Consequently, these executables are linked with non-shareable
libraries, making them somewhat larger, in the hope that they will be
usable on a larger number of VMS systems.

Used tcov, prof, and gprof profilers to study the performance on
several machines, and made several small tweaks, and one large one, to
improve efficiency.

One important small tweak was to eliminate multiplication and modulus
operators in the hash function inner loops.  Sun SPARC systems (before
MicroSPARC and SuperSPARC), and HP PA-RISC 1.0 and 1.1 systems, lack
integer multiply and divide instructions, and on those systems,
profiling showed that major chunk of time (10%-20%) was being spent in
the hash function computation.  Use of exclusive-OR brought the hash
function time down to 2% or less.  On the IBM 3090, printf() and
sprintf() now account for 97% of the run time of bibindex, and further
tuning is thus beyond user control.

Another important small change was the replacement of the safegetc()
function (through which EVERY character of the .bib file must pass) by
an inline macro.  This produced significant improvements on some
systems.

A third important small tweak was to use hashing for accessing the
badwords[] table; now a large table poses no performance penalty.

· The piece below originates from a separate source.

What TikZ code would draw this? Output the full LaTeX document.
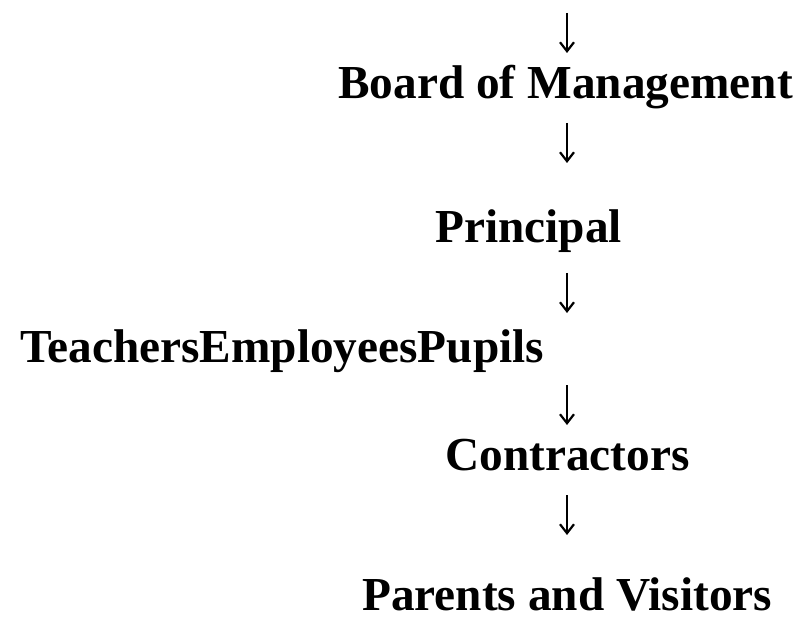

The large tweak is the addition of a clean implementation of memory
mapped input.  For biblook on the large 3.6MB test bibliography, this
decreased startup time on my Sun SPARCstation LX (Solaris 2.2) by a
factor of 75 (yes, that much), because there is now only one system
call to read the file, rather than many small ones.  I/O overall is
reduced by an average factor of two.

The memory-mapped input feature is designed as a separate module (and
indeed, many be freely redistributed independently of bibindex), and
can be used or not, based on a compile time choice.  It is definitely
worth using on those systems that support it: IBM (RS/6000, but not
PS/2 or S/370), Silicon Graphics (IRIX 4.0 and 5.1), and Sun (SunOS
and Solaris).  DEC (Ultrix 4.3) supports it, but in every test I made
with various arguments to mmap(), it always returned -1 (failure), and
set errno to EINVAL.  HP 9000/7xx systems with HP-UX support it, but
because of the fileno() overhead noted below, it is slower than
regular I/O.  The tradeoff with memory-mapped I/O is that the run-time
memory image is larger, since the entire .bix file is mapped into
memory.  I do not view this as a problem on any virtual memory
workstation today: the .bix file for my 3.6MB test .bib file is only
about 900KB, so only about 4.5MB is needed to have them both memory
mapped.
  
On the HP 9000/735, integer modulus now accounts for less than 3% of
the time.  Curiously, fileno() is now a major consumer (7%): HP-UX 8.0
and 9.0 use a 16-bit file descriptor, and fileno() is always a
function call, not an inline macro.  The macros in memio.h were
revised to reduce the number of calls to fileno() because of the
performance issue on this system.  fileno() is called on average 2.3
times for every input character when memory-mapped input is used (via
feof(), getc(), and ungetc()).  Consequently, bibindex runs about 25%
SLOWER with memory-mapped input on this system, and the HP convenience
targets in the Makefile therefore build the programs without
memory-mapped input.  Other programs that do not require feof() or
ungetc(), but just getc(), would likely run faster on this system with
memory mapped input than without; biblook certainly does.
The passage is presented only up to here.